DATA BLOCK:
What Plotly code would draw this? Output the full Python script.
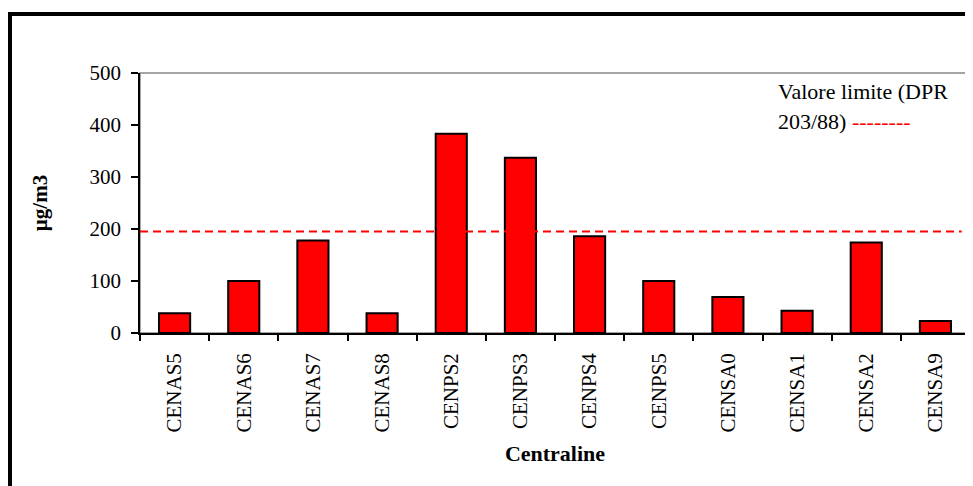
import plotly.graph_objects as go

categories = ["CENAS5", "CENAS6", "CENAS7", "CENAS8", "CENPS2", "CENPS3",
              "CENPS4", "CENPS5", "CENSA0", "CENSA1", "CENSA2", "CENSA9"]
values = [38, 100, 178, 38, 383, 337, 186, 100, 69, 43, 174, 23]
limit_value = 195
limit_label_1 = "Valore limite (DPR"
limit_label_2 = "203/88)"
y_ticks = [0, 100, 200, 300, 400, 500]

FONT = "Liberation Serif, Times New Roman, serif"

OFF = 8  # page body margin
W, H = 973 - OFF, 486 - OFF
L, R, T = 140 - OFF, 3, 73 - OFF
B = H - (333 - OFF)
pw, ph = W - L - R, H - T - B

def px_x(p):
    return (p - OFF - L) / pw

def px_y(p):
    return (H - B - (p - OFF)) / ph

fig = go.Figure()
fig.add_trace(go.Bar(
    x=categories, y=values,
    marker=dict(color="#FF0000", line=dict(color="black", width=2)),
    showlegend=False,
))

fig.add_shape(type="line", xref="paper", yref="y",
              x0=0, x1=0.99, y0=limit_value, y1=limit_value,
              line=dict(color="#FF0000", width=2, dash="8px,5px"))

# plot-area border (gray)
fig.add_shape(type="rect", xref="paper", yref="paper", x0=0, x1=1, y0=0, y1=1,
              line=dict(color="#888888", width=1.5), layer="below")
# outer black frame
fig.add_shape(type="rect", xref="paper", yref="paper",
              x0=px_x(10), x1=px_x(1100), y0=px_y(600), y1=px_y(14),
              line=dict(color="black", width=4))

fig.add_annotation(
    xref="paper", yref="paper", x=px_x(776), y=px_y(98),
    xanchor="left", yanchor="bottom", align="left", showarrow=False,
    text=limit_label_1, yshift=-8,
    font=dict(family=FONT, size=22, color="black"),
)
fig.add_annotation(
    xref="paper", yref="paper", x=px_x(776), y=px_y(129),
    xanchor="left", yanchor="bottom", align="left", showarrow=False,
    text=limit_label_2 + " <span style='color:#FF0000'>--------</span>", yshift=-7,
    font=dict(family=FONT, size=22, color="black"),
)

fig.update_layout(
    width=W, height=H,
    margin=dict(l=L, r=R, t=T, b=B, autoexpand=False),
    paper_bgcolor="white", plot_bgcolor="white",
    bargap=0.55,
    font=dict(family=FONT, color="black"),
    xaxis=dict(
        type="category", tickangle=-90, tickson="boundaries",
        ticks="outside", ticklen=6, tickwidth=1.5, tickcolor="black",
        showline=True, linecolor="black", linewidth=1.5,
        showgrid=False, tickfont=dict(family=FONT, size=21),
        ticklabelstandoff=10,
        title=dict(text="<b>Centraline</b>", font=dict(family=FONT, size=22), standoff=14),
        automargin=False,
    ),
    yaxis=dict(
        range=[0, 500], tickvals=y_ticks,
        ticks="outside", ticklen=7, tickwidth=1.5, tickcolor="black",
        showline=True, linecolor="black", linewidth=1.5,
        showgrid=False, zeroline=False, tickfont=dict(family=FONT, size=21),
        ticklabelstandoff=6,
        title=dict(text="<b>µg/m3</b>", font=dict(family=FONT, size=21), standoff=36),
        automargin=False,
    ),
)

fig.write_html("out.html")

SET EXERCISE: Restate only the lines running from the start of the material above through the line containing "Serif, Times New", ends included. No pictures.

RESULT OF THIS EXERCISE:
What Plotly code would draw this? Output the full Python script.
import plotly.graph_objects as go

categories = ["CENAS5", "CENAS6", "CENAS7", "CENAS8", "CENPS2", "CENPS3",
              "CENPS4", "CENPS5", "CENSA0", "CENSA1", "CENSA2", "CENSA9"]
values = [38, 100, 178, 38, 383, 337, 186, 100, 69, 43, 174, 23]
limit_value = 195
limit_label_1 = "Valore limite (DPR"
limit_label_2 = "203/88)"
y_ticks = [0, 100, 200, 300, 400, 500]

FONT = "Liberation Serif, Times New Roman, serif"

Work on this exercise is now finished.